● Required work:
Pictures do not belong in your copy. Repeat all the other data exactly.

►

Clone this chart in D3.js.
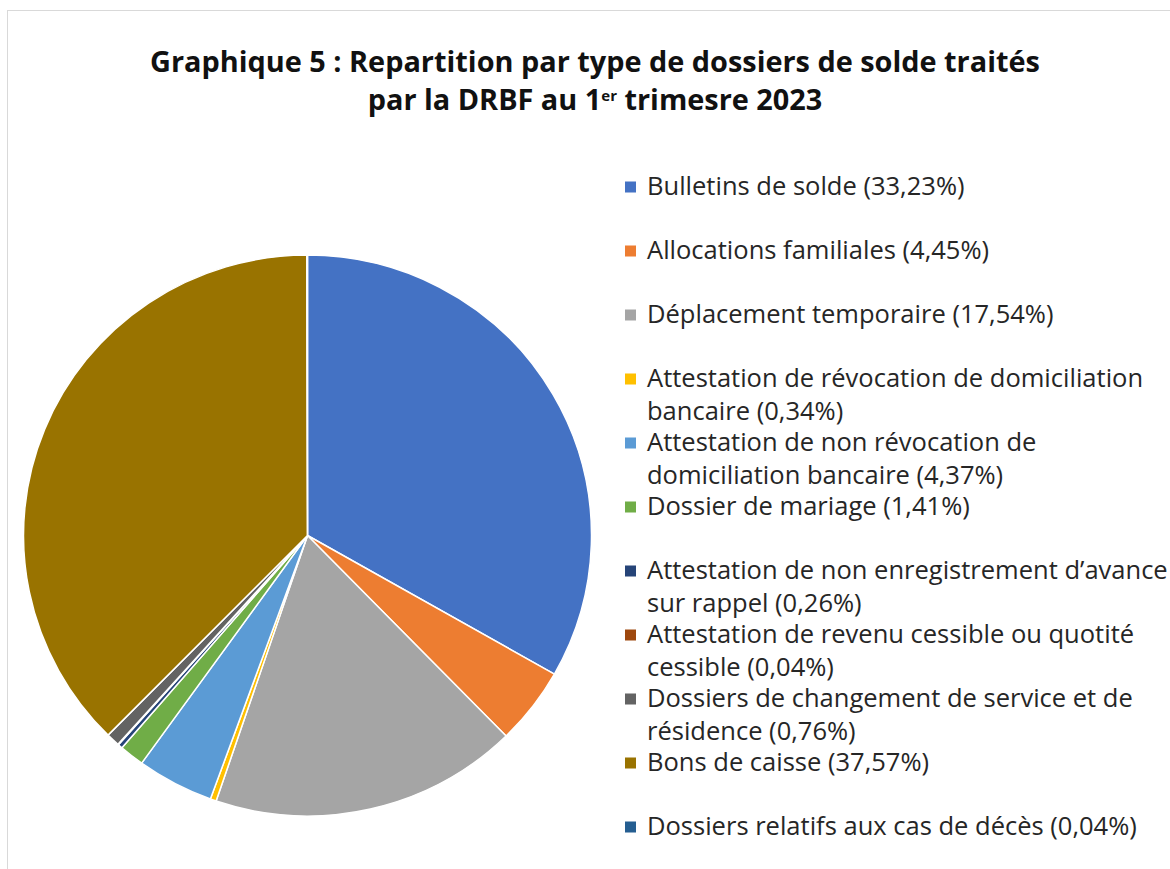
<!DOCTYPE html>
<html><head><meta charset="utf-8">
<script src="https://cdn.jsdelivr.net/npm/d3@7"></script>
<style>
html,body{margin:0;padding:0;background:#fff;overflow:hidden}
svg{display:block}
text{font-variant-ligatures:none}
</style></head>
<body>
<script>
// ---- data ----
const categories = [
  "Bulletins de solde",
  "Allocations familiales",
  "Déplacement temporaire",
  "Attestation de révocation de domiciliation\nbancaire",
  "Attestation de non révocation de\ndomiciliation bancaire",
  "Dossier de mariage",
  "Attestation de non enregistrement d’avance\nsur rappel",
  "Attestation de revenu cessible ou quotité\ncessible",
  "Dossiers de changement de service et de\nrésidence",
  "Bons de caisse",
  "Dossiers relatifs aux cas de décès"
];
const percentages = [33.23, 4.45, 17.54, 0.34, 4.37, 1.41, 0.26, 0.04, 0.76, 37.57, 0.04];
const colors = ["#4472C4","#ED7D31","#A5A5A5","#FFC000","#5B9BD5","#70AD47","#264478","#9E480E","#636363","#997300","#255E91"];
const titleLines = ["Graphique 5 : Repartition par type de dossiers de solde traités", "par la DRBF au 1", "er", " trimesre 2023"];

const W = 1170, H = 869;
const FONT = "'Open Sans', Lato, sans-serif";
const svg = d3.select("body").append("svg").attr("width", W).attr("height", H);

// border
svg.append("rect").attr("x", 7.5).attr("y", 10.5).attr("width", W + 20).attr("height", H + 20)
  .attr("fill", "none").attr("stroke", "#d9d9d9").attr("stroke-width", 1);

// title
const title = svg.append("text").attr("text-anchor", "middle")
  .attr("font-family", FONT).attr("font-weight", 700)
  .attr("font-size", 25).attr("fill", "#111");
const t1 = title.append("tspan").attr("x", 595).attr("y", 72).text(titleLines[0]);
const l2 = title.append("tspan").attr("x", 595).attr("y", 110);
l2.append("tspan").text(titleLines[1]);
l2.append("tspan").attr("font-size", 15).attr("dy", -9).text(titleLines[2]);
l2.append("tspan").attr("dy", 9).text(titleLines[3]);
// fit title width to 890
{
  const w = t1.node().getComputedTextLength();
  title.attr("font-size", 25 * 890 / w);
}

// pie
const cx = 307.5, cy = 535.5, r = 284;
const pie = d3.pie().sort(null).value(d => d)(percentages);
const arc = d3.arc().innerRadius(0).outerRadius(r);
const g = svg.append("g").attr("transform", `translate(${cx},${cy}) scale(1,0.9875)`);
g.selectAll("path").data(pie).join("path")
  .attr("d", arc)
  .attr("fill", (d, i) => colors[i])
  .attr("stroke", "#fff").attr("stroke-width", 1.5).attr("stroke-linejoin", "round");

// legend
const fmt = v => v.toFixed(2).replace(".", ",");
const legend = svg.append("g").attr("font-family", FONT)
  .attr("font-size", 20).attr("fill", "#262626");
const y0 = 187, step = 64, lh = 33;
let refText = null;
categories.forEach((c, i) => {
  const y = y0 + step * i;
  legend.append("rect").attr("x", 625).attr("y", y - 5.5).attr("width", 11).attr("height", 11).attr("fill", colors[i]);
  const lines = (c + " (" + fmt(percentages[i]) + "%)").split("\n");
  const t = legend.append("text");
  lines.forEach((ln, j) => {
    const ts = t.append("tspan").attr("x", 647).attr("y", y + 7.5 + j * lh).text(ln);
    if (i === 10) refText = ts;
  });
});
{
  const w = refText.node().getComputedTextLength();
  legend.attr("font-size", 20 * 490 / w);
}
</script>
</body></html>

◄

● Answer below:
Clone this chart in D3.js.
<!DOCTYPE html>
<html><head><meta charset="utf-8">
<script src="https://cdn.jsdelivr.net/npm/d3@7"></script>
<style>
html,body{margin:0;padding:0;background:#fff;overflow:hidden}
svg{display:block}
text{font-variant-ligatures:none}
</style></head>
<body>
<script>
// ---- data ----
const categories = [
  "Bulletins de solde",
  "Allocations familiales",
  "Déplacement temporaire",
  "Attestation de révocation de domiciliation\nbancaire",
  "Attestation de non révocation de\ndomiciliation bancaire",
  "Dossier de mariage",
  "Attestation de non enregistrement d’avance\nsur rappel",
  "Attestation de revenu cessible ou quotité\ncessible",
  "Dossiers de changement de service et de\nrésidence",
  "Bons de caisse",
  "Dossiers relatifs aux cas de décès"
];
const percentages = [33.23, 4.45, 17.54, 0.34, 4.37, 1.41, 0.26, 0.04, 0.76, 37.57, 0.04];
const colors = ["#4472C4","#ED7D31","#A5A5A5","#FFC000","#5B9BD5","#70AD47","#264478","#9E480E","#636363","#997300","#255E91"];
const titleLines = ["Graphique 5 : Repartition par type de dossiers de solde traités", "par la DRBF au 1", "er", " trimesre 2023"];

const W = 1170, H = 869;
const FONT = "'Open Sans', Lato, sans-serif";
const svg = d3.select("body").append("svg").attr("width", W).attr("height", H);

// border
svg.append("rect").attr("x", 7.5).attr("y", 10.5).attr("width", W + 20).attr("height", H + 20)
  .attr("fill", "none").attr("stroke", "#d9d9d9").attr("stroke-width", 1);

// title
const title = svg.append("text").attr("text-anchor", "middle")
  .attr("font-family", FONT).attr("font-weight", 700)
  .attr("font-size", 25).attr("fill", "#111");
const t1 = title.append("tspan").attr("x", 595).attr("y", 72).text(titleLines[0]);
const l2 = title.append("tspan").attr("x", 595).attr("y", 110);
l2.append("tspan").text(titleLines[1]);
l2.append("tspan").attr("font-size", 15).attr("dy", -9).text(titleLines[2]);
l2.append("tspan").attr("dy", 9).text(titleLines[3]);
// fit title width to 890
{
  const w = t1.node().getComputedTextLength();
  title.attr("font-size", 25 * 890 / w);
}

// pie
const cx = 307.5, cy = 535.5, r = 284;
const pie = d3.pie().sort(null).value(d => d)(percentages);
const arc = d3.arc().innerRadius(0).outerRadius(r);
const g = svg.append("g").attr("transform", `translate(${cx},${cy}) scale(1,0.9875)`);
g.selectAll("path").data(pie).join("path")
  .attr("d", arc)
  .attr("fill", (d, i) => colors[i])
  .attr("stroke", "#fff").attr("stroke-width", 1.5).attr("stroke-linejoin", "round");

// legend
const fmt = v => v.toFixed(2).replace(".", ",");
const legend = svg.append("g").attr("font-family", FONT)
  .attr("font-size", 20).attr("fill", "#262626");
const y0 = 187, step = 64, lh = 33;
let refText = null;
categories.forEach((c, i) => {
  const y = y0 + step * i;
  legend.append("rect").attr("x", 625).attr("y", y - 5.5).attr("width", 11).attr("height", 11).attr("fill", colors[i]);
  const lines = (c + " (" + fmt(percentages[i]) + "%)").split("\n");
  const t = legend.append("text");
  lines.forEach((ln, j) => {
    const ts = t.append("tspan").attr("x", 647).attr("y", y + 7.5 + j * lh).text(ln);
    if (i === 10) refText = ts;
  });
});
{
  const w = refText.node().getComputedTextLength();
  legend.attr("font-size", 20 * 490 / w);
}
</script>
</body></html>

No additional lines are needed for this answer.